Bibirevo District (район Бибирево) is an administrative district (raion) of North-Eastern Administrative Okrug near Moscow Ring Road, and one of the 125 raions of Moscow, Russia. The area of the district is 6.45 km2.

==History==
The area is named after the village of Bibirevo, known to have existed since at least the end of the 16th century. Until 1774 the village and the lands around it belonged to the Ascension Convent, based Dmitry Donskoy and his wife Grand Duchess Eudoxia. The monastery was located on the territory of the Moscow Kremlin and in the summer nuns traveled to Bibirevo. In 1774 the village came under the jurisdiction of the State College of economy, and peasants became state owned.

The Church of St. Sergius of Radonezh was consecrated in 1894 in gratitude to God for the deliverance of the villagers from cholera. The temple was set flush with the wooden church of the Annunciation of the Virgin, known from the 16th century.

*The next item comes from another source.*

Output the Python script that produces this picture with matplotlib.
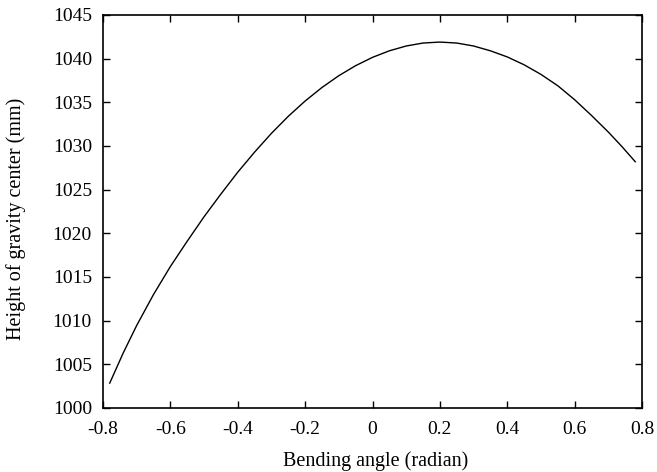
import matplotlib
matplotlib.use("Agg")
import matplotlib.pyplot as plt

# values
angle = [-0.78, -0.74, -0.70, -0.65, -0.60, -0.55, -0.50, -0.45, -0.40, -0.35,
         -0.30, -0.25, -0.20, -0.15, -0.10, -0.05, 0.00, 0.05, 0.10, 0.15,
         0.20, 0.25, 0.30, 0.35, 0.40, 0.45, 0.50, 0.55, 0.60, 0.65,
         0.70, 0.74, 0.78]
height = [1002.85, 1006.3, 1009.45, 1013.0, 1016.2, 1019.1, 1021.9, 1024.5, 1027.0, 1029.3,
          1031.45, 1033.4, 1035.15, 1036.7, 1038.05, 1039.2, 1040.15, 1040.9, 1041.45, 1041.79,
          1041.9, 1041.79, 1041.45, 1040.9, 1040.2, 1039.3, 1038.2, 1036.9, 1035.3, 1033.5,
          1031.6, 1029.95, 1028.2]

xticks = [-0.8, -0.6, -0.4, -0.2, 0, 0.2, 0.4, 0.6, 0.8]
xticklabels = ["-0.8", "-0.6", "-0.4", "-0.2", "0", "0.2", "0.4", "0.6", "0.8"]
yticks = [1000, 1005, 1010, 1015, 1020, 1025, 1030, 1035, 1040, 1045]

plt.rcParams["font.family"] = ["Liberation Serif", "DejaVu Serif"]

fig = plt.figure(figsize=(6.57, 4.72), dpi=100)
ax = fig.add_axes([103/657, 1 - 408/472, (642-103)/657, (408-15)/472])

ax.plot(angle, height, color="black", linewidth=1.0)

ax.set_xlim(-0.8, 0.8)
ax.set_ylim(1000, 1045)
ax.set_xticks(xticks)
ax.set_xticklabels(xticklabels)
ax.set_yticks(yticks)
ax.tick_params(direction="in", length=5, width=1, top=True, right=True,
               labelsize=14)
ax.tick_params(axis="x", pad=9)
ax.tick_params(axis="y", pad=8)
for s in ax.spines.values():
    s.set_linewidth(1.2)

ax.set_xlabel("Bending angle (radian)", fontsize=14.5)
ax.set_ylabel("Height of gravity center (mm)", fontsize=14.5)
ax.xaxis.set_label_coords(0.505, -0.11)
ax.yaxis.set_label_coords(-0.143, 0.48)

fig.savefig("out.png", dpi=100)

In 1852 in the village there were 164 farmers, 36 yards, 1 church. In 1960 was included in the Dzerzhinsky district of Moscow. Since the late 1960s its territory was subject to mass housing construction. In 1967 Bibirevo became part of the Kirovsky Raion. In 1991, after the administrative reform of some of it became separate administrative unit bearing the same name, and some - to "Altufievskoe".
==Municipal status==
As a municipal division, it is incorporated as Bibirevo Municipal Okrug.